Limitations of the study
In spite of having a large and representative sample, the population of reference is only from Madrid. It would be convenient to complement this sample, increasing diversity by including participants such as women from other regions of Spain, also covering rural areas and a wider age range. In addition, it would be desirable for the groups of 12-15 and 16-22 to be less disparate in size.
Given the importance of the variable “gaming time”, it is probably more descriptive and precise to use the actual values of gaming time as hours per week, instead of grouping them in categories.
Finally, all data was gathered exclusively by means of self-administered online questionnaires, which can cause possible bias in perception or in the answers given by participants. There is no verification of the answers matching the participants’ true behavior.

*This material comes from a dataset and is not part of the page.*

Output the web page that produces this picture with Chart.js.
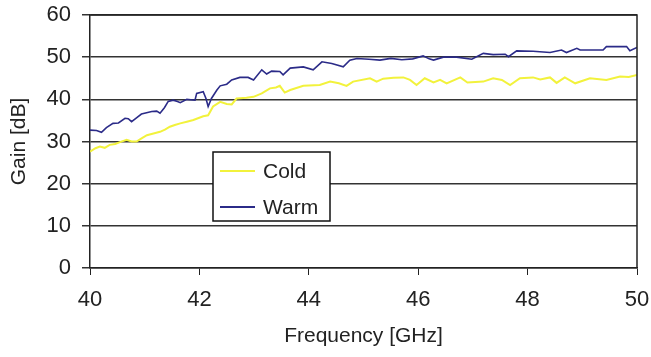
<!DOCTYPE html>
<html>
<head>
<meta charset="utf-8">
<script src="https://cdn.jsdelivr.net/npm/chart.js@4.4.1/dist/chart.umd.min.js"></script>
<style>
  html, body { margin: 0; padding: 0; background: #fff; }
  #wrap { width: 651px; height: 357px; position: relative; }
</style>
</head>
<body>
<div id="wrap"><canvas id="gain-canvas" width="651" height="357"></canvas></div>
<script>
// measured gain vs frequency
var warmFreq = [40.00, 40.12, 40.21, 40.30, 40.42, 40.52, 40.64, 40.70, 40.76, 40.85, 40.94, 41.13, 41.22, 41.28, 41.36,
    41.43, 41.52, 41.60, 41.65, 41.77, 41.92, 41.95, 42.07, 42.12, 42.16, 42.22, 42.32, 42.38, 42.50, 42.59, 42.74,
    42.89, 42.99, 43.14, 43.23, 43.32, 43.47, 43.53, 43.66, 43.90, 44.08, 44.24, 44.42, 44.63, 44.75, 44.88, 45.10,
    45.30, 45.50, 45.70, 45.90, 46.09, 46.20, 46.28, 46.46, 46.70, 46.98, 47.19, 47.37, 47.59, 47.65, 47.80, 48.10,
    48.41, 48.62, 48.71, 48.90, 48.96, 49.38, 49.44, 49.81, 49.87, 50.00];
var warmGain = [32.7, 32.6, 32.2, 33.3, 34.3, 34.4, 35.5, 35.4, 34.7, 35.6, 36.5, 37.1, 37.2, 36.7, 38.0,
    39.5, 39.8, 39.5, 39.2, 40.0, 39.8, 41.4, 41.8, 40.2, 38.3, 40.2, 42.2, 43.2, 43.6, 44.6, 45.2,
    45.2, 44.6, 47.0, 46.0, 46.7, 46.6, 45.8, 47.4, 47.7, 47.0, 48.9, 48.5, 47.7, 49.3, 49.7, 49.5,
    49.3, 49.7, 49.4, 49.6, 50.3, 49.6, 49.3, 50.0, 50.0, 49.5, 50.9, 50.6, 50.7, 50.1, 51.5, 51.4,
    51.1, 51.7, 51.1, 52.1, 51.7, 51.7, 52.5, 52.5, 51.5, 52.3];

var coldFreq = [40.00, 40.10, 40.18, 40.27, 40.36, 40.46, 40.56, 40.67, 40.76, 40.85, 40.95, 41.04, 41.16, 41.28, 41.37,
    41.46, 41.55, 41.65, 41.77, 41.89, 42.07, 42.16, 42.25, 42.38, 42.50, 42.59, 42.68, 42.86, 42.99, 43.14, 43.29,
    43.40, 43.47, 43.56, 43.66, 43.90, 44.20, 44.39, 44.55, 44.69, 44.81, 45.12, 45.24, 45.36, 45.55, 45.73, 45.85,
    45.97, 46.12, 46.28, 46.40, 46.52, 46.77, 46.90, 47.19, 47.37, 47.53, 47.68, 47.86, 48.10, 48.23, 48.41, 48.53,
    48.68, 48.87, 49.14, 49.44, 49.69, 49.85, 50.00];
var coldGain = [27.6, 28.4, 28.8, 28.5, 29.2, 29.4, 29.9, 30.4, 30.0, 30.0, 30.8, 31.5, 31.9, 32.3, 32.8,
    33.5, 33.9, 34.3, 34.7, 35.1, 36.0, 36.2, 38.3, 39.4, 38.9, 38.8, 40.2, 40.4, 40.6, 41.4, 42.6,
    42.8, 43.2, 41.6, 42.2, 43.2, 43.4, 44.2, 43.8, 43.2, 44.2, 45.0, 44.2, 44.9, 45.1, 45.2, 44.6,
    43.4, 45.0, 44.0, 44.6, 43.8, 45.2, 44.0, 44.2, 45.0, 44.6, 43.4, 45.0, 45.2, 44.7, 45.2, 43.9,
    45.2, 43.8, 45.0, 44.6, 45.4, 45.3, 45.8];

var seriesNames = ['Cold', 'Warm'];
var seriesColors = ['#f2f23c', '#2b2b88'];

var toPoints = (xs, ys) => xs.map((x, i) => ({ x: x, y: ys[i] }));

var family = '"Liberation Sans", Arial, sans-serif';
var tickFont = { family: family, size: 22 };
var titleFont = { family: family, size: 21 };

// frame round the plot area
var plotFrame = {
    id: 'plotFrame',
    afterDatasetsDraw(chart) {
        var a = chart.chartArea, ctx = chart.ctx;
        ctx.save();
        ctx.strokeStyle = '#222';
        ctx.lineWidth = 1.5;
        ctx.beginPath();
        ctx.moveTo(a.left, a.top);
        ctx.lineTo(a.right, a.top);
        ctx.lineTo(a.right, a.bottom);
        ctx.stroke();
        ctx.restore();
    }
};

// boxed legend sitting inside the plot
var boxLegend = {
    id: 'boxLegend',
    afterDraw(chart) {
        var ctx = chart.ctx;
        var x = 213, y = 152, w = 117, h = 69;
        ctx.save();
        ctx.fillStyle = '#fff';
        ctx.fillRect(x, y, w, h);
        ctx.strokeStyle = '#111';
        ctx.lineWidth = 1.5;
        ctx.strokeRect(x, y, w, h);
        ctx.font = '21px ' + family;
        ctx.textBaseline = 'middle';
        chart.data.datasets.forEach((ds, i) => {
            var ly = y + 19 + i * 36;
            ctx.strokeStyle = ds.borderColor;
            ctx.lineWidth = 2;
            ctx.beginPath();
            ctx.moveTo(x + 7, ly);
            ctx.lineTo(x + 42, ly);
            ctx.stroke();
            ctx.fillStyle = '#222';
            ctx.fillText(ds.label, x + 50, ly + 1);
        });
        ctx.restore();
    }
};

new Chart('gain-canvas', {
    type: 'line',
    data: {
        datasets: [
            { label: seriesNames[0], data: toPoints(coldFreq, coldGain), borderColor: seriesColors[0], borderWidth: 2 },
            { label: seriesNames[1], data: toPoints(warmFreq, warmGain), borderColor: seriesColors[1], borderWidth: 1.6 }
        ]
    },
    options: {
        responsive: false,
        animation: false,
        layout: { padding: { left: 0, right: 14, top: 15, bottom: 0 } },
        elements: { point: { radius: 0 }, line: { tension: 0 } },
        plugins: { legend: { display: false }, tooltip: { enabled: false } },
        scales: {
            x: {
                type: 'linear',
                min: 40, max: 50,
                ticks: { stepSize: 2, color: '#222', font: tickFont, padding: 12, maxRotation: 0 },
                grid: { drawOnChartArea: false, drawTicks: true, tickLength: 7, color: '#222' },
                border: { color: '#222', width: 1.5 },
                title: { display: true, text: 'Frequency [GHz]', color: '#222', font: titleFont, padding: { top: 0, bottom: 8 } },
                afterFit(scale) {
                    scale.height = 89;
                    scale.paddingLeft = 0;
                    scale.paddingRight = 0;
                }
            },
            y: {
                min: 0, max: 60,
                ticks: { stepSize: 10, color: '#222', font: tickFont, padding: 11 },
                grid: { color: '#333', lineWidth: 1.5, tickLength: 8 },
                border: { color: '#222', width: 1.5 },
                title: { display: true, text: 'Gain [dB]', color: '#222', font: titleFont, padding: { top: 7, bottom: 0 } },
                afterFit(scale) {
                    scale.width = 90;
                    scale.paddingTop = 0;
                    scale.paddingBottom = 0;
                }
            }
        }
    },
    plugins: [plotFrame, boxLegend]
});
</script>
</body>
</html>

This work has not analyzed whether there are differences in preferences and habits depending on the course or branch they study or the socioeconomic level of the subjects. However, it is considered that this may be an interesting future line of work.
Conclusions
- Women show different gaming patterns from men, especially in the type of games preferred (women prefer Action and Adventure, Puzzles and Board games and Simulators compared to men, who prefer MMORPG, MOBA and Shooting).
- Although age does not show significance, differences were found in the gaming pattern of those younger than 16 years old, a profile more similar to that of men, especially in the type of games preferred and in the favourite gaming mode. Contrasting with results from the literature, gaming time does not decrease with age.
- Women show highly reduced gaming patterns compared to men in time, duration and intensity. This could be due to the fact that games preferred by women demand less time to achieve their goals, and/or that VG more associated with problematic gaming are preferably directed to men.
- Women prefer gaming at home, in a rather solitary way, gaming as much online as offline, with the goal of having fun and passing the time. The majority of them play 1 hour or less per day and no more than 1 or 2 days per week.
- With regard to problematic PVG, 1.71% of the sample presented scores greater than 27 on the IGDSF-9, indicative of possible problems with the use of VG. Time spent playing VG is the factor most associated with this issue, followed by category of VG played (MMORPG, MOBA, Simulators and Gambling).